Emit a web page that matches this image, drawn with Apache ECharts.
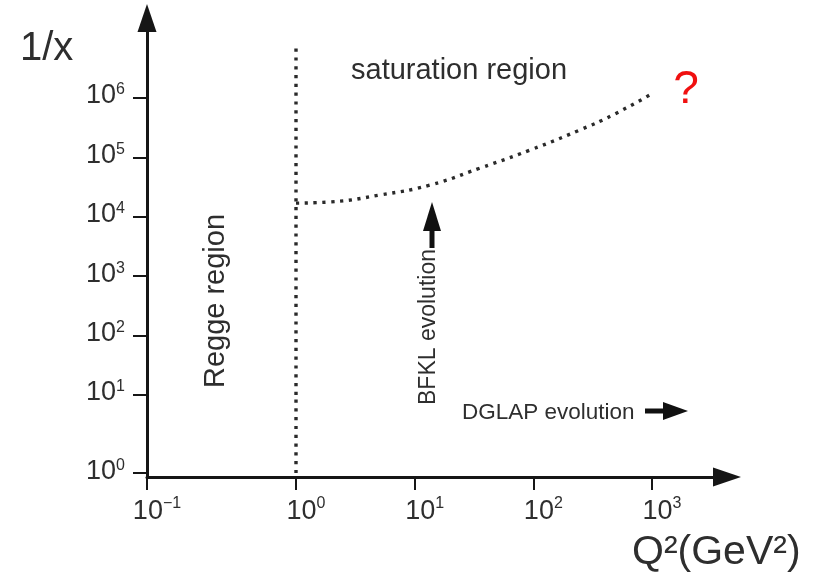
<!DOCTYPE html>
<html><head><meta charset="utf-8">
<script src="https://cdn.jsdelivr.net/npm/echarts@6/dist/echarts.min.js"></script>
<style>html,body{margin:0;padding:0;background:#fff}#c{width:819px;height:577px}</style>
</head><body><div id="c"></div>
<script>
// ---- data ----
const xTickExps = [-1, 0, 1, 2, 3];            // Q² tick decades (10^e GeV²)
const yTickExps = [0, 1, 2, 3, 4, 5, 6];       // 1/x tick decades
const reggeQ2 = [1, 1];                        // Regge boundary (Q² = 1 GeV²)
const reggeInvX = [1, 7e6];
const satQ2 = [1, 1.94, 5.1, 13.5, 35.5, 94, 246, 468, 1020];            // saturation line
const satInvX = [1.7e4, 1.78e4, 2.33e4, 3.43e4, 6.6e4, 1.33e5, 2.89e5, 5.18e5, 1.21e6];

// ---- layout / style ----
const FONT = "'Liberation Sans', Arial, sans-serif";
const TXT = '#2e2e2e';
const AX = '#161616';
const L = Math.log10;
const split = 1; // decade where the hand-drawn axes change spacing
const xLeft = [-1, 0], xRight = [0, 3.632];
const yBot = [-0.05, 1], yTop = [1, 7.347];

const sup = e => (e < 0 ? '\u2212' + (-e) : String(e));
const fmt = v => '{a|10}{s|' + sup(v) + '}';
const richX = {
  a: {fontSize: 27, lineHeight: 32, color: TXT, fontFamily: FONT, padding: [0, 0, 0, 20]},
  s: {fontSize: 16, lineHeight: 20, verticalAlign: 'top', color: TXT, fontFamily: FONT}
};
const richY = {
  a: {fontSize: 27, lineHeight: 32, color: TXT, fontFamily: FONT, padding: [0, 0, 4, 0]},
  s: {fontSize: 16, lineHeight: 20, verticalAlign: 'top', color: TXT, fontFamily: FONT}
};
const lineStyle = {color: AX, width: 3};
const tickStyle = {color: AX, width: 2};

function xAx(grid, range, ticks, show, arrow) {
  return {
    type: 'value', gridIndex: grid, min: range[0], max: range[1], show: show,
    axisLine: {show: true, onZero: false, lineStyle: lineStyle,
      symbol: arrow ? ['none', 'triangle'] : 'none', symbolSize: [19, 28]},
    axisTick: {show: true, length: 13, lineStyle: tickStyle, customValues: ticks},
    axisLabel: {show: true, customValues: ticks, margin: 19, formatter: fmt, rich: richX},
    splitLine: {show: false}
  };
}
function yAx(grid, range, ticks, show, arrow) {
  return {
    type: 'value', gridIndex: grid, min: range[0], max: range[1], show: show,
    axisLine: {show: true, onZero: false, lineStyle: lineStyle,
      symbol: arrow ? ['none', 'triangle'] : 'none', symbolSize: [19, 28]},
    axisTick: {show: true, length: 14, lineStyle: tickStyle, customValues: ticks},
    axisLabel: {show: true, customValues: ticks, margin: 22, formatter: fmt, rich: richY},
    splitLine: {show: false}
  };
}

const xl = xTickExps.filter(e => e < 0), xr = xTickExps.filter(e => e >= 0);
const yb = yTickExps.filter(e => e < split), yt = yTickExps.filter(e => e >= split);

const dotted = {color: '#2a2a2a', width: 3.4, type: [3.2, 5.6]};
const reggeLow = [[L(reggeQ2[0]), L(reggeInvX[0])], [L(reggeQ2[1]), split]];
const reggeHigh = [[L(reggeQ2[0]), split], [L(reggeQ2[1]), L(reggeInvX[1])]];
const satData = satQ2.map((q, i) => [L(q), L(satInvX[i])]);

const chart = echarts.init(document.getElementById('c'), null, {renderer: 'canvas'});
chart.setOption({
  backgroundColor: '#fff',
  animation: false,
  grid: [
    {left: 147, top: 395, width: 149, height: 82},
    {left: 296, top: 395, width: 431, height: 82},
    {left: 147, top: 18, width: 149, height: 377},
    {left: 296, top: 18, width: 431, height: 377}
  ],
  xAxis: [
    xAx(0, xLeft, xl, true, false),
    xAx(1, xRight, xr, true, true),
    xAx(2, xLeft, [], false, false),
    xAx(3, xRight, [], false, false)
  ],
  yAxis: [
    yAx(0, yBot, yb, true, false),
    yAx(1, yBot, [], false, false),
    yAx(2, yTop, yt, true, true),
    yAx(3, yTop, [], false, false)
  ],
  series: [
    {type: 'line', xAxisIndex: 1, yAxisIndex: 1, data: reggeLow, showSymbol: false, clip: false, lineStyle: dotted},
    {type: 'line', xAxisIndex: 3, yAxisIndex: 3, data: reggeHigh, showSymbol: false, clip: false, lineStyle: dotted},
    {type: 'line', xAxisIndex: 3, yAxisIndex: 3, data: satData, smooth: true, showSymbol: false, clip: false, lineStyle: dotted}
  ],
  graphic: [
    {type: 'text', x: 20, y: 49, style: {text: '1/x', font: '40px ' + FONT, fill: TXT, align: 'left', verticalAlign: 'middle'}},
    {type: 'text', x: 632, y: 553, style: {text: 'Q\u00b2(GeV\u00b2)', font: '41px ' + FONT, fill: TXT, align: 'left', verticalAlign: 'middle'}},
    {type: 'text', x: 351, y: 71, style: {text: 'saturation region', font: '29px ' + FONT, fill: TXT, align: 'left', verticalAlign: 'middle'}},
    {type: 'text', x: 686, y: 90, style: {text: '?', font: '46px ' + FONT, fill: '#f01010', align: 'center', verticalAlign: 'middle'}},
    {type: 'text', x: 216, y: 301, rotation: Math.PI / 2, style: {text: 'Regge region', font: '29px ' + FONT, fill: TXT, align: 'center', verticalAlign: 'middle'}},
    {type: 'text', x: 429, y: 327, rotation: Math.PI / 2, style: {text: 'BFKL evolution', font: '23px ' + FONT, fill: TXT, align: 'center', verticalAlign: 'middle'}},
    {type: 'text', x: 462, y: 413, style: {text: 'DGLAP evolution', font: '22.5px ' + FONT, fill: TXT, align: 'left', verticalAlign: 'middle'}},
    {type: 'line', shape: {x1: 432, y1: 229, x2: 432, y2: 248}, style: {stroke: '#111', lineWidth: 5}},
    {type: 'polygon', shape: {points: [[432, 202], [423, 231], [441, 231]]}, style: {fill: '#111'}},
    {type: 'line', shape: {x1: 645, y1: 411, x2: 666, y2: 411}, style: {stroke: '#111', lineWidth: 5}},
    {type: 'polygon', shape: {points: [[688, 411], [663, 402], [663, 420]]}, style: {fill: '#111'}}
  ]
});
</script>
</body></html>
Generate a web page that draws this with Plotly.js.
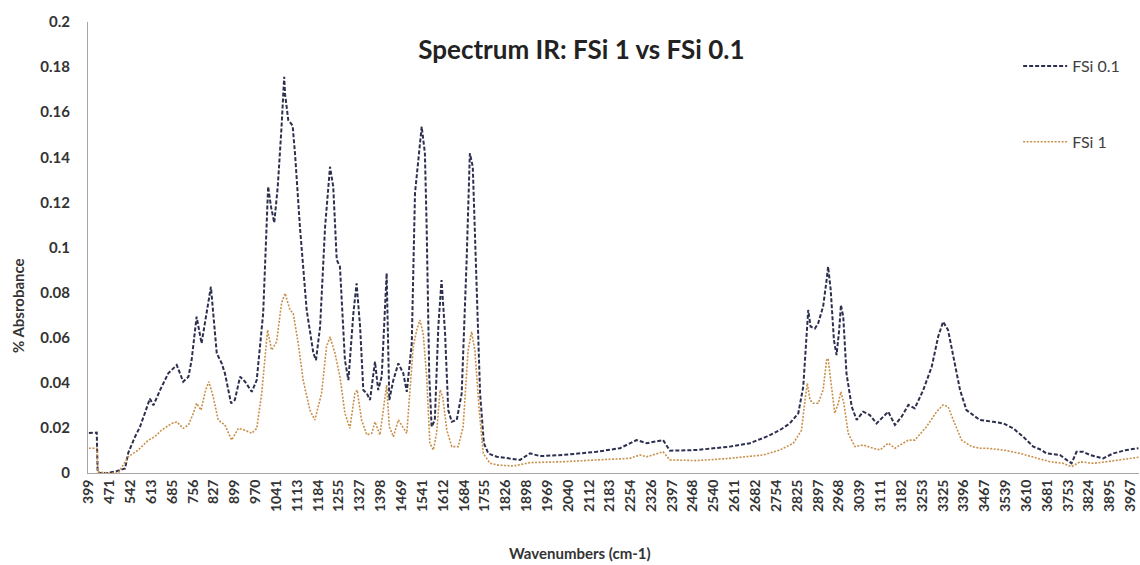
<!DOCTYPE html>
<html>
<head>
<meta charset="utf-8">
<script src="https://cdn.plot.ly/plotly-3.0.1.min.js"></script>
<style>html,body{margin:0;padding:0;background:#fff;}#chart{width:1140px;height:565px;}</style>
</head>
<body>
<div id="chart"></div>
<script>
// Wavenumbers (cm-1) and % absorbance
const wnFSi01 = [399, 426, 429, 432, 464, 488, 523, 534, 557, 574,
  591, 608, 620, 643, 671, 700, 722, 740, 751, 768,
  785, 803, 817, 837, 854, 865, 886, 899, 917, 934,
  957, 974, 996, 1013, 1023, 1034, 1046, 1059, 1068, 1071,
  1082, 1097, 1105, 1122, 1145, 1168, 1177, 1191, 1208, 1225,
  1236, 1248, 1259, 1276, 1288, 1305, 1316, 1328, 1339, 1351,
  1362, 1379, 1390, 1402, 1419, 1428, 1442, 1459, 1476, 1488,
  1505, 1516, 1527, 1539, 1550, 1556, 1565, 1573, 1584, 1596,
  1607, 1619, 1630, 1642, 1659, 1676, 1693, 1704, 1714, 1725,
  1739, 1752, 1767, 1796, 1830, 1876, 1910, 1944, 2024, 2138,
  2218, 2275, 2310, 2344, 2366, 2389, 2481, 2595, 2663, 2720,
  2766, 2800, 2829, 2846, 2857, 2863, 2871, 2886, 2897, 2914,
  2926, 2931, 2940, 2951, 2960, 2969, 2975, 2983, 2994, 3012,
  3029, 3051, 3074, 3097, 3120, 3137, 3160, 3183, 3206, 3228,
  3257, 3286, 3308, 3325, 3342, 3360, 3383, 3405, 3434, 3451,
  3497, 3531, 3565, 3599, 3634, 3662, 3679, 3702, 3725, 3748,
  3765, 3782, 3805, 3828, 3851, 3873, 3908, 3953, 3994];
const absFSi01 = [0.0177, 0.0179, 0.0005, 0.0, 0.0, 0.0006, 0.002, 0.009, 0.016, 0.0205,
  0.0266, 0.033, 0.030, 0.0368, 0.0442, 0.0479, 0.0405, 0.0427, 0.0501, 0.0693,
  0.0575, 0.0723, 0.0826, 0.0531, 0.0486, 0.0442, 0.0309, 0.0324, 0.0427, 0.0405,
  0.036, 0.0412, 0.0708, 0.127, 0.118, 0.111, 0.127, 0.1536, 0.1757, 0.168,
  0.1565, 0.154, 0.1418, 0.109, 0.0723, 0.0531, 0.0501, 0.0649, 0.109, 0.1358,
  0.127, 0.0945, 0.0915, 0.0501, 0.0412, 0.0708, 0.0841, 0.0649, 0.0368, 0.0353,
  0.0324, 0.0494, 0.0368, 0.0427, 0.0886, 0.0324, 0.0412, 0.0486, 0.0442, 0.036,
  0.0575, 0.124, 0.1373, 0.1536, 0.1418, 0.109, 0.0427, 0.0205, 0.0235, 0.0649,
  0.0856, 0.062, 0.0279, 0.0227, 0.0235, 0.0353, 0.0945, 0.1418, 0.1358, 0.0945,
  0.0353, 0.0132, 0.0087, 0.0072, 0.0065, 0.0058, 0.0087, 0.0075, 0.008, 0.0094,
  0.011, 0.0146, 0.0132, 0.0139, 0.0146, 0.0099, 0.0102, 0.0117, 0.0132, 0.0161,
  0.019, 0.022, 0.0265, 0.0383, 0.059, 0.0723, 0.0649, 0.0641, 0.0664, 0.0738,
  0.0856, 0.0915, 0.0812, 0.059, 0.0523, 0.0634, 0.0745, 0.0693, 0.0442, 0.0294,
  0.0235, 0.0272, 0.0257, 0.022, 0.025, 0.0272, 0.0213, 0.025, 0.0302, 0.0287,
  0.0368, 0.0471, 0.0604, 0.0671, 0.0634, 0.0516, 0.0368, 0.0279, 0.025, 0.0235,
  0.0227, 0.022, 0.0198, 0.0161, 0.0117, 0.0102, 0.0087, 0.0084, 0.008, 0.0058,
  0.0043, 0.0094, 0.0094, 0.008, 0.0072, 0.0065, 0.0087, 0.0102, 0.011];

const wnFSi1 = [399, 426, 430, 464, 500, 534, 568, 603, 625, 648,
  683, 700, 722, 740, 757, 768, 783, 799, 810, 825,
  842, 865, 888, 911, 934, 957, 974, 991, 1011, 1025,
  1042, 1059, 1071, 1088, 1099, 1116, 1133, 1156, 1173, 1196,
  1213, 1225, 1242, 1259, 1276, 1293, 1310, 1318, 1333, 1351,
  1368, 1379, 1396, 1413, 1419, 1428, 1442, 1459, 1476, 1488,
  1510, 1522, 1533, 1544, 1556, 1567, 1579, 1590, 1602, 1611,
  1625, 1642, 1664, 1681, 1698, 1710, 1721, 1736, 1750, 1773,
  1801, 1853, 1910, 2024, 2138, 2252, 2287, 2310, 2366, 2389,
  2481, 2595, 2709, 2766, 2812, 2840, 2852, 2860, 2869, 2880,
  2897, 2914, 2926, 2931, 2940, 2954, 2966, 2975, 2985, 3000,
  3023, 3051, 3086, 3109, 3137, 3160, 3206, 3228, 3268, 3303,
  3325, 3342, 3360, 3388, 3423, 3451, 3474, 3531, 3588, 3645,
  3691, 3736, 3765, 3794, 3839, 3885, 3931, 3994];
const absFSi1 = [0.011, 0.011, 0.0005, 0.0, 0.0, 0.0072, 0.0102, 0.0146, 0.0161, 0.019,
  0.022, 0.0227, 0.0198, 0.0213, 0.0265, 0.0309, 0.0279, 0.0368, 0.0405, 0.0338,
  0.0235, 0.0213, 0.0146, 0.0198, 0.019, 0.0176, 0.0198, 0.0353, 0.0634, 0.0545,
  0.0582, 0.0753, 0.0797, 0.0723, 0.0708, 0.0575, 0.0412, 0.0279, 0.0235, 0.0353,
  0.056, 0.0604, 0.0531, 0.0427, 0.0265, 0.0198, 0.0353, 0.0368, 0.0235, 0.0169,
  0.0176, 0.0227, 0.0169, 0.0324, 0.039, 0.0205, 0.0161, 0.0235, 0.0198, 0.0176,
  0.056, 0.0634, 0.0678, 0.062, 0.0427, 0.0132, 0.0102, 0.0176, 0.0368, 0.0338,
  0.019, 0.0117, 0.0117, 0.0205, 0.0545, 0.0627, 0.0545, 0.0279, 0.0087, 0.0043,
  0.0035, 0.0031, 0.0046, 0.005, 0.0058, 0.0065, 0.008, 0.0072, 0.0094, 0.0058,
  0.0055, 0.0065, 0.008, 0.0102, 0.0132, 0.019, 0.0324, 0.0398, 0.0324, 0.0309,
  0.0309, 0.0368, 0.0501, 0.0508, 0.0412, 0.0265, 0.0309, 0.036, 0.0309, 0.0176,
  0.0117, 0.0124, 0.011, 0.0102, 0.0132, 0.011, 0.0146, 0.0146, 0.0205, 0.0272,
  0.0302, 0.0294, 0.0235, 0.0146, 0.0117, 0.011, 0.011, 0.0102, 0.0087, 0.0065,
  0.005, 0.0043, 0.0028, 0.005, 0.0043, 0.005, 0.0058, 0.007];

const xTickVals = [399, 471, 542, 613, 685, 756, 827, 899, 970, 1041, 1113, 1184, 1255, 1327, 1398, 1469, 1541, 1612, 1684, 1755, 1826, 1898, 1969, 2040, 2112, 2183, 2254, 2326, 2397, 2468, 2540, 2611, 2682, 2754, 2825, 2897, 2968, 3039, 3111, 3182, 3253, 3325, 3396, 3467, 3539, 3610, 3681, 3753, 3824, 3895, 3967];
const yTickVals = [0, 0.02, 0.04, 0.06, 0.08, 0.1, 0.12, 0.14, 0.16, 0.18, 0.2];
const yTickText = ['0', '0.02', '0.04', '0.06', '0.08', '0.1', '0.12', '0.14', '0.16', '0.18', '0.2'];

const traces = [
  {x: wnFSi01, y: absFSi01, type: 'scatter', mode: 'lines', name: 'FSi 0.1', legendgroup: 'a',
   line: {color: '#2c2f4e', width: 2, dash: '4px,2px'}},
  {x: wnFSi1, y: absFSi1, type: 'scatter', mode: 'lines', name: 'FSi 1', legendgroup: 'b',
   line: {color: '#c8904a', width: 1.6, dash: '2px,1.5px'}}
];

const layout = {
  width: 1140, height: 565,
  margin: {l: 88, r: 1, t: 22, b: 92},
  paper_bgcolor: '#fff', plot_bgcolor: '#fff',
  font: {family: 'Lato, "Open Sans", sans-serif', color: '#404040'},
  title: {text: '<b>Spectrum IR: FSi 1 vs FSi 0.1</b>', xref: 'container', x: 0.51, xanchor: 'center',
          yref: 'container', y: 0.911, yanchor: 'middle', font: {size: 26, color: '#222'}},
  showlegend: true,
  legend: {x: 0.885, xanchor: 'left', y: 0.94, yanchor: 'top', tracegroupgap: 52, itemwidth: 44,
           font: {size: 16, color: '#404040'}, bgcolor: 'rgba(0,0,0,0)'},
  xaxis: {range: [396, 3996], tickmode: 'array', tickvals: xTickVals, ticktext: xTickVals.map(String),
          tickangle: -90, tickfont: {size: 14, color: '#333', weight: 'bold'}, showgrid: false, zeroline: false,
          showline: true, linecolor: '#a6a6a6', linewidth: 1, ticks: ''},
  yaxis: {range: [0, 0.2], tickmode: 'array', tickvals: yTickVals, ticktext: yTickText,
          tickfont: {size: 15, color: '#333', weight: 'bold'}, showgrid: false, zeroline: false,
          showline: true, linecolor: '#a6a6a6', linewidth: 1, ticks: '', ticklabelstandoff: 14},
  annotations: [
    {text: '<b>Wavenumbers (cm-1)</b>', xref: 'paper', x: (580 - 88) / 1051, xanchor: 'center',
     yref: 'paper', y: (473 - 553) / 451, yanchor: 'middle', showarrow: false, font: {size: 15, color: '#333'}},
    {text: '<b>% Absrobance</b>', xref: 'paper', x: (18 - 88) / 1051, xanchor: 'center',
     yref: 'paper', y: (473 - 306) / 451, yanchor: 'middle', textangle: -90, showarrow: false, font: {size: 15, color: '#333'}}
  ]
};

Plotly.newPlot('chart', traces, layout, {displayModeBar: false, staticPlot: true});
</script>
</body>
</html>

____

> TASK TO COMPLETE: Restate the data word for word from its first line through the line with "2.89e5, 5.18e5, 1.21e6];", leaving out any picture along the way.

> EXERCISE RESULT:
Emit a web page that matches this image, drawn with Apache ECharts.
<!DOCTYPE html>
<html><head><meta charset="utf-8">
<script src="https://cdn.jsdelivr.net/npm/echarts@6/dist/echarts.min.js"></script>
<style>html,body{margin:0;padding:0;background:#fff}#c{width:819px;height:577px}</style>
</head><body><div id="c"></div>
<script>
// ---- data ----
const xTickExps = [-1, 0, 1, 2, 3];            // Q² tick decades (10^e GeV²)
const yTickExps = [0, 1, 2, 3, 4, 5, 6];       // 1/x tick decades
const reggeQ2 = [1, 1];                        // Regge boundary (Q² = 1 GeV²)
const reggeInvX = [1, 7e6];
const satQ2 = [1, 1.94, 5.1, 13.5, 35.5, 94, 246, 468, 1020];            // saturation line
const satInvX = [1.7e4, 1.78e4, 2.33e4, 3.43e4, 6.6e4, 1.33e5, 2.89e5, 5.18e5, 1.21e6];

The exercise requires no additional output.